NYT
Salem, N.H.
Both Barack Obama and John McCain attract independents. Both have a candor that appeals to voters and media-types alike. Both ask their audiences to serve a cause greater than self-interest. Both offer a politics that is grand and inspiring.
But they are very different men. Their policies obviously conflict, but their skills, world views and moral philosophies set them apart, too. One man celebrates communitarian virtues like unity, the other classical virtues like honor.
Obama’s great skill is his ability to perceive and forge bonds with other people. Everybody who’s dealt with him has a story about a time when they felt Obama profoundly listened to them and understood them. One of mine came a few years ago.
I was writing columns criticizing the Republican Congress, but each time I’d throw in a few sentences slamming the Democrats, subconsciously trying to make myself feel good. One morning I got an e-mail message from Obama that roughly said: David, if you want to critique us, fine. But you’re just throwing in those stray sentences to make yourself feel good.
I felt like a bug pinned down in a display case.
Out of that perceptiveness comes a distinct way of seeing the world. Obama emphasizes the connections between people, the networks and the webs of influence. These sorts of links are invisible to some of his rivals, but Obama is a communitarian. He believes you can only make profound political changes if you first change the spirit of the community. In his speeches, he says that if one person stands up, then another will stand up and another and another and you’ll get a nation standing up.
The key word in any Obama speech is “you.” Other politicians talk about what they will do if elected. Obama talks about what you can do if you join together. Like a community organizer on a national scale, he is trying to move people beyond their cynicism, make them believe in themselves, mobilize their common energies.
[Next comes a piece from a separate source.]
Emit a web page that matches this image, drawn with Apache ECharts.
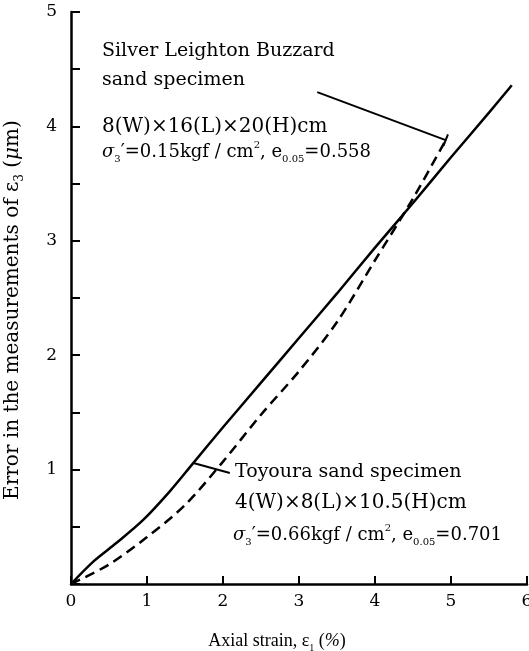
<!DOCTYPE html>
<html>
<head>
<meta charset="utf-8">
<script src="https://cdn.jsdelivr.net/npm/echarts@6/dist/echarts.min.js"></script>
<style>
  html, body { margin: 0; padding: 0; background: #fff; }
  #chart { width: 529px; height: 651px; }
</style>
</head>
<body>
<div id="chart"></div>
<script>
// Axial strain (%) for each curve
const toyouraStrain = [0, 0.3, 0.6, 0.95, 1.3, 1.6, 2.0, 2.5, 3.0, 3.5, 4.0, 4.5, 5.0, 5.5, 5.8];
// Error in the measurements of eps3 (um), Toyoura sand specimen (solid)
const toyouraError = [0, 0.2, 0.36, 0.56, 0.81, 1.05, 1.37, 1.76, 2.15, 2.54, 2.94, 3.33, 3.73, 4.12, 4.36];

const buzzardStrain = [0, 0.5, 1.0, 1.5, 2.0, 2.5, 3.0, 3.5, 4.0, 4.5, 4.93];
// Error in the measurements of eps3 (um), Silver Leighton Buzzard sand specimen (dashed)
const buzzardError = [0, 0.17, 0.41, 0.69, 1.07, 1.48, 1.86, 2.29, 2.83, 3.37, 3.88];

// Axis ticks
const xTicks = [0, 1, 2, 3, 4, 5, 6];
const yLabelled = [1, 2, 3, 4, 5];

// Where the callout leaders start (data space)
const buzzardLeaderStart = [3.24, 4.30];
const toyouraLeaderStart = [2.09, 0.97];
const toyouraLeaderTarget = 1.61; // strain at which the leader meets the solid curve

const FONT = 'DejaVu Serif';
const FONT_NARROW = 'Liberation Serif';

function pairs(xs, ys) { return xs.map((x, i) => [x, ys[i]]); }
function interp(xs, ys, x) {
  for (let i = 1; i < xs.length; i++) {
    if (x <= xs[i]) {
      const t = (x - xs[i - 1]) / (xs[i] - xs[i - 1]);
      return ys[i - 1] + t * (ys[i] - ys[i - 1]);
    }
  }
  return ys[ys.length - 1];
}

const buzzardEnd = [buzzardStrain[buzzardStrain.length - 1], buzzardError[buzzardError.length - 1]];
const toyouraHit = [toyouraLeaderTarget, interp(toyouraStrain, toyouraError, toyouraLeaderTarget)];

const rich = (size, family) => {
  const f = family || FONT;
  return {
    n: { fontFamily: f, fontSize: size, lineHeight: size + 6, verticalAlign: 'middle', color: '#000' },
    i: { fontFamily: f, fontSize: size, fontStyle: 'italic', lineHeight: size + 6, verticalAlign: 'middle', color: '#000' },
    sub: { fontFamily: f, fontSize: Math.round(size * 0.58), lineHeight: Math.round(size * 0.62), verticalAlign: 'bottom', color: '#000' },
    sup: { fontFamily: f, fontSize: Math.round(size * 0.58), lineHeight: Math.round(size * 0.62), verticalAlign: 'top', color: '#000' }
  };
};

function label(x, y, text, size) {
  return {
    type: 'text', left: x, top: y, silent: true,
    style: { text: text, rich: rich(size), font: size + 'px ' + FONT, fill: '#000', verticalAlign: 'middle' }
  };
}

const chart = echarts.init(document.getElementById('chart'), null, { renderer: 'canvas' });

const axisLineStyle = { color: '#000', width: 2.5 };

chart.setOption({
  animation: false,
  backgroundColor: '#fff',
  grid: { left: 71, right: 2, top: 12, bottom: 67, containLabel: false, outerBoundsMode: 'none' },
  xAxis: {
    type: 'value', min: xTicks[0], max: xTicks[xTicks.length - 1], interval: 1,
    axisLine: { lineStyle: axisLineStyle },
    axisTick: { inside: true, length: 8, lineStyle: { color: '#000', width: 2 } },
    splitLine: { show: false },
    axisLabel: { margin: 9, color: '#000', fontFamily: FONT, fontSize: 17,
      formatter: v => xTicks.includes(v) ? String(v) : '' },
    name: '{n|Axial strain, ε}{sub|1}{n| (}{i|%}{n|)}',
    nameLocation: 'middle', nameGap: 45,
    nameTextStyle: { rich: rich(18, FONT_NARROW), padding: [0, 44, 0, 0] }
  },
  yAxis: {
    type: 'value', min: 0, max: 5, interval: 0.5,
    axisLine: { lineStyle: axisLineStyle },
    axisTick: { inside: true, length: 9, lineStyle: { color: '#000', width: 2 } },
    splitLine: { show: false },
    axisLabel: { margin: 14, color: '#000', fontFamily: FONT, fontSize: 17,
      formatter: v => yLabelled.includes(v) ? String(v) : '' },
    name: '{n|Error in the measurements of ε}{sub|3}{n| (}{i|μ}{n|m)}',
    nameLocation: 'middle', nameGap: 45,
    nameTextStyle: { rich: rich(20), padding: [0, 24, 0, 0] }
  },
  series: [
    {
      name: 'Toyoura sand specimen', type: 'line', smooth: 0.3,
      showSymbol: false, silent: true,
      data: pairs(toyouraStrain, toyouraError),
      lineStyle: { color: '#000', width: 2.5, type: 'solid' },
      markLine: {
        silent: true, symbol: ['none', 'none'], label: { show: false },
        lineStyle: { color: '#000', width: 2, type: 'solid' },
        data: [[{ coord: toyouraLeaderStart }, { coord: toyouraHit }]]
      }
    },
    {
      name: 'Silver Leighton Buzzard sand specimen', type: 'line', smooth: 0.3,
      showSymbol: false, silent: true,
      data: pairs(buzzardStrain, buzzardError),
      lineStyle: { color: '#000', width: 2.5, type: [10, 6] },
      markLine: {
        silent: true, symbol: ['none', 'none'], label: { show: false },
        lineStyle: { color: '#000', width: 2, type: 'solid' },
        data: [
          [{ coord: buzzardLeaderStart }, { coord: buzzardEnd }],
          [{ coord: [buzzardEnd[0] + 0.03, buzzardEnd[1] + 0.05] }, { coord: [buzzardEnd[0] - 0.03, buzzardEnd[1] - 0.05] }]
        ]
      }
    }
  ],
  graphic: [
    label(102, 42, '{n|Silver Leighton Buzzard}', 19),
    label(102, 71, '{n|sand specimen}', 19),
    label(102, 117, '{n|8(W)×16(L)×20(H)cm}', 20),
    label(102, 140, '{i|σ}{sub|3}{n|′=0.15kgf / cm}{sup|2}{n|, e}{sub|0.05}{n|=0.558}', 18),
    label(235, 463, '{n|Toyoura sand specimen}', 19),
    label(235, 493, '{n|4(W)×8(L)×10.5(H)cm}', 20),
    label(233, 523, '{i|σ}{sub|3}{n|′=0.66kgf / cm}{sup|2}{n|, e}{sub|0.05}{n|=0.701}', 18)
  ]
});
</script>
</body>
</html>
His weakness is that he never breaks from his own group. In policy terms, he is an orthodox liberal. He never tells audiences anything that might make them uncomfortable. In the Senate, he didn’t join the Gang of 14, which created a bipartisan consensus on judges, because it would have meant deviating from liberal orthodoxy and coming to the center.
How do you build a trans-partisan coalition when every single policy you propose is reliably on the left?
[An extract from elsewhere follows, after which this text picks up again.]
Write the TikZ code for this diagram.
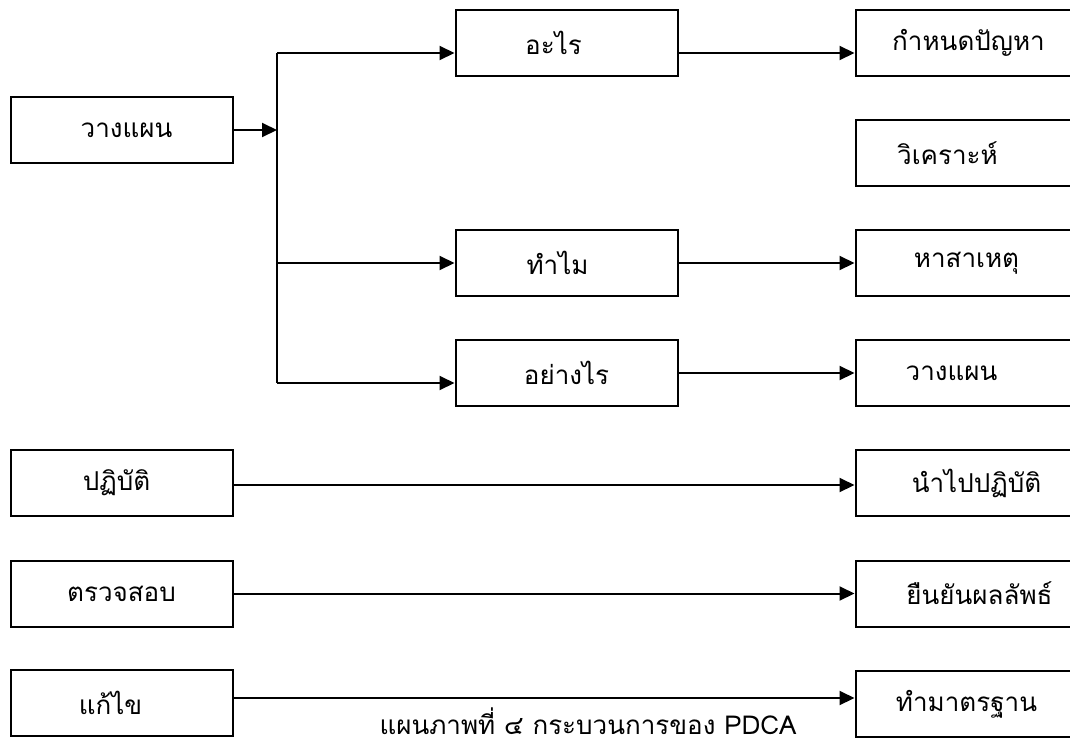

John McCain has cordial relations with Obama, but he is very different. He is most moved by examples of heroism and individual excellence. His books are about individual character and patriotism, not networks or community-building.
He is not a loner (in fact, he dislikes being alone), but whether he is a prisoner of war or a senator, he is acutely aware of how corrupt social pressures encroach on individual integrity. While Obama seeks solidarity with groups, McCain resists conformity. He fights fiercely, though not always successfully, against political pressures in order to remain honest, brave and forthright.
In the Senate, he sits in the back of the Republican policy lunches cracking jokes at the hired spin-meisters. He is allergic to blind party discipline and builds radically different coalitions depending on his views on each issue — global warming, campaign finance, spending, the war. He is most offended by dishonor. He’ll be sitting in his Senate office and he’ll read about some act of selfishness — a corrupt Pentagon contract, Jack Abramoff’s scandals — and he’ll spend the next several months punishing wrongdoing.
McCain’s campaign events are unpredictable. At Obama events, the candidate gives a moving speech while the crowd rises deliriously as one. McCain holds town meetings. People challenge him, sometimes angrily. And if they oppose him, McCain will come back to them two or three times so that there can be an honest exchange of views. Some politicians try to persuade their audience that they agree with them. McCain welcomes disagreement and talks about it.
McCain’s weakness is that he flies by the seat of his pants. If elected, he will have to live in the cocoon of the White House and build an organized and predictable administration. As a pilot, he got used to taking off from aircraft carriers. But as president, he’ll be the guy steering the aircraft carrier.
The central issue in this election is the crisis of leadership. Voters are reacting against partisan gridlock. Obama and McCain both offer ways to end this gridlock. Obama wants us to rise above it by rediscovering our commonalities. McCain hopes smash it with fierce honesty and independent action.
Today in New Hampshire, independent voters get to pick the model they prefer.